Plans to overhaul guidelines on marketing in the UK’s schools have been torpedoed by consumer lobby Which?. The group has pulled out of talks with the Government and advertisers over concerns that the planned changes are “too weak”.
The discussions have collapsed a month before a ban on the sale of “junk foods” is to be introduced into schools.
A Which? spokeswoman says: “We were involved, but withdrew as we felt that the proposed guidelines were too weak, particularly in terms of the marketing of foods high in fat, sugar and salt.”
The existing guidelines – officially known as Best Practice Principles for Commercial Activities in Schools – were originally published in 2001, and were a joint effort between the Department for Education and Skills (DfES), the Incorporated Society of British Advertisers (ISBA) and the Consumers Association, now known as Which?.
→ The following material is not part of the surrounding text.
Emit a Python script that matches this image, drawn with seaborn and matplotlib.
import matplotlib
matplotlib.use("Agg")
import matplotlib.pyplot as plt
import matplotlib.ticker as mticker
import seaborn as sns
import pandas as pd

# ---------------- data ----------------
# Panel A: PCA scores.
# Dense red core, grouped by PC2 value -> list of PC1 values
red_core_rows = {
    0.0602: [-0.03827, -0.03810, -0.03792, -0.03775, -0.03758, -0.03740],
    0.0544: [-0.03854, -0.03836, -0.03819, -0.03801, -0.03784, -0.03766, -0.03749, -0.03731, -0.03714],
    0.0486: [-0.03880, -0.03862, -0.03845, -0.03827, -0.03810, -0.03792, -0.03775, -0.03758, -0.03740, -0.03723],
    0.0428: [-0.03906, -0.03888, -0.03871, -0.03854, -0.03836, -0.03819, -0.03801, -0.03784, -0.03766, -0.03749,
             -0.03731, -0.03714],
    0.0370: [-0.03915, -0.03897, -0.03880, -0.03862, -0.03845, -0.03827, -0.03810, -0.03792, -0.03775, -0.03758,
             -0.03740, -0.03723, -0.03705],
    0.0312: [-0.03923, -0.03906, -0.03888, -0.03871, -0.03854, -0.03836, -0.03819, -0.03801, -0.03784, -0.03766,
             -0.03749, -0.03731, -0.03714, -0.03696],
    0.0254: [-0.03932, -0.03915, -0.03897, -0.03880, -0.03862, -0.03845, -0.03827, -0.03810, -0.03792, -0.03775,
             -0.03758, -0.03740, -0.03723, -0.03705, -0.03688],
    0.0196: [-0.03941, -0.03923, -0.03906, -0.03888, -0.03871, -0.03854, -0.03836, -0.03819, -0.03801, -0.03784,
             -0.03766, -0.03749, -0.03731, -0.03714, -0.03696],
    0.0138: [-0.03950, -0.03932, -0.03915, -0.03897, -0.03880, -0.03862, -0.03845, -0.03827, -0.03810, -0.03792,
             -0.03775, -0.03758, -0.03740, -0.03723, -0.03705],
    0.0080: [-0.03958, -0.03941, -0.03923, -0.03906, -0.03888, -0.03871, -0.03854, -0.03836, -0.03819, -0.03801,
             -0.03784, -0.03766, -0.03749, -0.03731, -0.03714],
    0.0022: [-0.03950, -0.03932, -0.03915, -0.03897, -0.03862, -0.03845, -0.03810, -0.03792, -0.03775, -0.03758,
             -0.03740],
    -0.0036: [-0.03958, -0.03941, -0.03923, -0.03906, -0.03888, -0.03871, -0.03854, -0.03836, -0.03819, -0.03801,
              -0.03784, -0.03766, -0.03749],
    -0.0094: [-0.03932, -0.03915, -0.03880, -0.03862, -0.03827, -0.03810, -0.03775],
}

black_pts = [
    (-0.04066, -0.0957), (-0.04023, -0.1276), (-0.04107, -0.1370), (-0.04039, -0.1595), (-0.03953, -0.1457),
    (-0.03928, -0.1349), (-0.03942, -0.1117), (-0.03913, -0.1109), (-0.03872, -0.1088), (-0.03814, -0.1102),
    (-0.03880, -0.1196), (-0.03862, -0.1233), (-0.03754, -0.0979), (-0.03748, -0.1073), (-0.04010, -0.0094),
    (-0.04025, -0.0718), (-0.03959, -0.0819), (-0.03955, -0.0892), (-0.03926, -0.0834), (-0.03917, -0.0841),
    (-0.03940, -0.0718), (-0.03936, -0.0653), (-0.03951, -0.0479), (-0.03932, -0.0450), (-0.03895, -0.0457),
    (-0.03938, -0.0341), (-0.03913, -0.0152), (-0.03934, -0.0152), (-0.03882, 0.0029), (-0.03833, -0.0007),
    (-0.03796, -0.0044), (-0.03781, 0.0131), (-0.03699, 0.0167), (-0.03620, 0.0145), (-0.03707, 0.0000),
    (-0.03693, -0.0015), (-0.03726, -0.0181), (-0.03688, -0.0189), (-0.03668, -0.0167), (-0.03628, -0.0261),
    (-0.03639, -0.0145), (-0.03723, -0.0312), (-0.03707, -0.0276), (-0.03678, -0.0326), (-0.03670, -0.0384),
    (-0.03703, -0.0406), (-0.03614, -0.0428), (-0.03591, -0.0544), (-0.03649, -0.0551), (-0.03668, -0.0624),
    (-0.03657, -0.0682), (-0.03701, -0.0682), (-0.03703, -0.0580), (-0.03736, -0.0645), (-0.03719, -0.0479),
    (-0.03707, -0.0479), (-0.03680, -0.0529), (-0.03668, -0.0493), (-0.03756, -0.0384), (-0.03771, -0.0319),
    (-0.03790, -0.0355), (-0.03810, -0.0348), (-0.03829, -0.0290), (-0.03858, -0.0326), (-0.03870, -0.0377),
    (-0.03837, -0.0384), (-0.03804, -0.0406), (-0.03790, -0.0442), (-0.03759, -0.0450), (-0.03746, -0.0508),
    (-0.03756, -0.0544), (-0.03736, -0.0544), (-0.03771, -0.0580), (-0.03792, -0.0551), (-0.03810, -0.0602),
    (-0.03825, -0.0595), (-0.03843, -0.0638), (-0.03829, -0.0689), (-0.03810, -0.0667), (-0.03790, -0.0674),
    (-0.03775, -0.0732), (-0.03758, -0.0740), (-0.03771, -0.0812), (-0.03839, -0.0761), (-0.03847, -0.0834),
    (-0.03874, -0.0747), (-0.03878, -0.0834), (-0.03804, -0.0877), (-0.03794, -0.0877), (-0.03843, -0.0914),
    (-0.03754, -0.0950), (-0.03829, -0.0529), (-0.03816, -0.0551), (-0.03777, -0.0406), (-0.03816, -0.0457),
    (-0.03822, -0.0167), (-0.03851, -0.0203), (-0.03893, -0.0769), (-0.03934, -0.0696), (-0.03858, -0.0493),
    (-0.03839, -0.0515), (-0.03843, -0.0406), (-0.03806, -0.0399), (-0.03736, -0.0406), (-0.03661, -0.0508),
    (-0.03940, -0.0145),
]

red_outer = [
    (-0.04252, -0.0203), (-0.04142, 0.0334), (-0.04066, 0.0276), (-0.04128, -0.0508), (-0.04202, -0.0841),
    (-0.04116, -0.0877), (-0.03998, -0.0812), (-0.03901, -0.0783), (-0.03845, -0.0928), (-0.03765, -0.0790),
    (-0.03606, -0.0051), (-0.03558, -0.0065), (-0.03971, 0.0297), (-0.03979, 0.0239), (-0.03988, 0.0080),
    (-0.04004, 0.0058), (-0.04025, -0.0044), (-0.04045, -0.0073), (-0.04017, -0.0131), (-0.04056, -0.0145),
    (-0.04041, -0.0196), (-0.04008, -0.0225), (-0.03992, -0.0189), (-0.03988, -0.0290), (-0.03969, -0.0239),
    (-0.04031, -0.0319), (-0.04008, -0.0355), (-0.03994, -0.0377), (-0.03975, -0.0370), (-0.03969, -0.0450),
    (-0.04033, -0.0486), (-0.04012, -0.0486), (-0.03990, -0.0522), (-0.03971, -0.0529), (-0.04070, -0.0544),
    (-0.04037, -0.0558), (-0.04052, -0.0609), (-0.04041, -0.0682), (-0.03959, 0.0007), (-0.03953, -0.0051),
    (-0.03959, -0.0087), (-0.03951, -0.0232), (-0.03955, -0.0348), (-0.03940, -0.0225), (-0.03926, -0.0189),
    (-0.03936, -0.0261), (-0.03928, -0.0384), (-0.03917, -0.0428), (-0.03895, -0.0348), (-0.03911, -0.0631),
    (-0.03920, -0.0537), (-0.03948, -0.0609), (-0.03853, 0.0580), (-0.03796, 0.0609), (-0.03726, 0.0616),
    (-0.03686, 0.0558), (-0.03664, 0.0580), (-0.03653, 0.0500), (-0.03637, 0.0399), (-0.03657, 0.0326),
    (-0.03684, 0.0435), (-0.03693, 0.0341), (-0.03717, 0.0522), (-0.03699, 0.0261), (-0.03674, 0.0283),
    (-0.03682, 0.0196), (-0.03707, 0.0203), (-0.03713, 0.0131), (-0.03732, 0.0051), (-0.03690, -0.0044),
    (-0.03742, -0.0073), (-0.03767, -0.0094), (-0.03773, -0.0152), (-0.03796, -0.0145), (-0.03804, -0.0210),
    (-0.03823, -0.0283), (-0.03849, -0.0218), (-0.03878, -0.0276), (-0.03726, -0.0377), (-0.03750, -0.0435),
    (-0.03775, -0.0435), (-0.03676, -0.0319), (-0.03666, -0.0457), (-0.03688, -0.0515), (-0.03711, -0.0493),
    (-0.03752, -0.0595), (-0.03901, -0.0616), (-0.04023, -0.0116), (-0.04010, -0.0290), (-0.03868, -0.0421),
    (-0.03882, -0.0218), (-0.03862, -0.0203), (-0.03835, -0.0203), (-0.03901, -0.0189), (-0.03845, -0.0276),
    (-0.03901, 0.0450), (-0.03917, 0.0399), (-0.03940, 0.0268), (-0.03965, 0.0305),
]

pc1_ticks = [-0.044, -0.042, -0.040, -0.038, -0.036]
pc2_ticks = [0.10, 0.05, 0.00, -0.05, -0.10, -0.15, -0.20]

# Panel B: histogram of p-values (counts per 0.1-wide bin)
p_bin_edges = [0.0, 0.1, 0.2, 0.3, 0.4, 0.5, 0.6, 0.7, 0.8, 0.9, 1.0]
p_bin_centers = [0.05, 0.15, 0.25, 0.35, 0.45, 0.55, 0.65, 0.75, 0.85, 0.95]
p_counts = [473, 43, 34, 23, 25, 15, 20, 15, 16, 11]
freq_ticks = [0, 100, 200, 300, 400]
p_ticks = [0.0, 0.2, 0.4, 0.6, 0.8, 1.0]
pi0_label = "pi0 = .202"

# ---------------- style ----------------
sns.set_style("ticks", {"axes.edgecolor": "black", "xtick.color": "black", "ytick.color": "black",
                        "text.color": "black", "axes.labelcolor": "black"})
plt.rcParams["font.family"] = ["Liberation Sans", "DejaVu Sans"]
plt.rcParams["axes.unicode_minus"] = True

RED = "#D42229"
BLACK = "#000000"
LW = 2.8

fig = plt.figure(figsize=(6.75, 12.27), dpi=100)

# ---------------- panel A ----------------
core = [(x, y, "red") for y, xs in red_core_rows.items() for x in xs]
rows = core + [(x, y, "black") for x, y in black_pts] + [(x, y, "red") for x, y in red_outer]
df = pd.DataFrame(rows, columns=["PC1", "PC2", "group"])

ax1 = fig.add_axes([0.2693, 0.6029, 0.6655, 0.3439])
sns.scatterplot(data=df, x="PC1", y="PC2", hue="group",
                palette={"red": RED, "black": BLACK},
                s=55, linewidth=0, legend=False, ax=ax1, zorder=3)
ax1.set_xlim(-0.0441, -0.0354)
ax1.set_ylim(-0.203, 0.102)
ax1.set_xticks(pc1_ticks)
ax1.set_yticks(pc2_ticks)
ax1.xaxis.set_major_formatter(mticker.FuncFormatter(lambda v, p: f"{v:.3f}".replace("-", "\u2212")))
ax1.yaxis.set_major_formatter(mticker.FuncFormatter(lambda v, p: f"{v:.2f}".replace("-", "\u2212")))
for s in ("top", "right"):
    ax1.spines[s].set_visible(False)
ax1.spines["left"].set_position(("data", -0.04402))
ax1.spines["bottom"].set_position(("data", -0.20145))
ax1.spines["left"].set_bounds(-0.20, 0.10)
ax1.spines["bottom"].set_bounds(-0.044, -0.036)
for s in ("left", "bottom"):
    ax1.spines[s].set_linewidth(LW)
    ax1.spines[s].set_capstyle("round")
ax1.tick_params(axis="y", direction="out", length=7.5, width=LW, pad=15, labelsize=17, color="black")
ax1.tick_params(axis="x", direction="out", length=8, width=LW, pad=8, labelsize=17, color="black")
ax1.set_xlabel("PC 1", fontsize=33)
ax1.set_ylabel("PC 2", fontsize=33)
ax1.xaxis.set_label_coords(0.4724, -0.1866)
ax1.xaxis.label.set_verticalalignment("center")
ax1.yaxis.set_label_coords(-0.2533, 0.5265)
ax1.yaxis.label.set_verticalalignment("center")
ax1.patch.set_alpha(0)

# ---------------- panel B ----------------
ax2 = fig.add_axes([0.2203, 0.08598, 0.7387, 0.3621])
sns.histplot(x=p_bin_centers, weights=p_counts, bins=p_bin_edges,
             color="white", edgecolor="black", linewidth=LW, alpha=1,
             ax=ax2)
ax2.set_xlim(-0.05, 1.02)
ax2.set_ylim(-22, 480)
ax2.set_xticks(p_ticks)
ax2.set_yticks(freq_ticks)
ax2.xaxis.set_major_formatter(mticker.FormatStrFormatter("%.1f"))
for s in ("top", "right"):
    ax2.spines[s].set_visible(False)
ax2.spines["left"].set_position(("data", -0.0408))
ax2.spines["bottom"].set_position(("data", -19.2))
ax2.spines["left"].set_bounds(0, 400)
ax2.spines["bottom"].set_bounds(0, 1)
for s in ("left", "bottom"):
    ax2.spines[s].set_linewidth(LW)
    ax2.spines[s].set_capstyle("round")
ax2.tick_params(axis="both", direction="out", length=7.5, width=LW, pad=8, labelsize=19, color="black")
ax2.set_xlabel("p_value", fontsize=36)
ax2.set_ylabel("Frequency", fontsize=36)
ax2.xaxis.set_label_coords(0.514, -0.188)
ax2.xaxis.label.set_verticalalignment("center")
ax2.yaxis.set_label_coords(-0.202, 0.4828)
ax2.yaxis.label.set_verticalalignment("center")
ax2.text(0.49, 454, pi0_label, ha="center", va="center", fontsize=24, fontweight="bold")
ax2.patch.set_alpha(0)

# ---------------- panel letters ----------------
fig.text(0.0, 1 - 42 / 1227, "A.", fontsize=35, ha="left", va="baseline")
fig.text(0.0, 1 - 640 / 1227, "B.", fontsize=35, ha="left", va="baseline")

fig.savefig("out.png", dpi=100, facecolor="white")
But the Which? spokeswoman adds that the body believed that the DfES “should be the driving force. It was felt there were a lot of different people involved”.
The current code provides advice to schools and educational authorities on making informed decisions on a variety of in-school marketing schemes such as the sponsorship of educational materials and equipment.
A spokesman for ISBA says the advertisers’ group “remains keen and willing to begin a process of reviewing the existing guidelines”.
He adds: “These remain relevant, but having been published in 2001, we believe they would benefit from review to ensure clarity for businesses and schools alike. We await a partner in the review process to step forward.”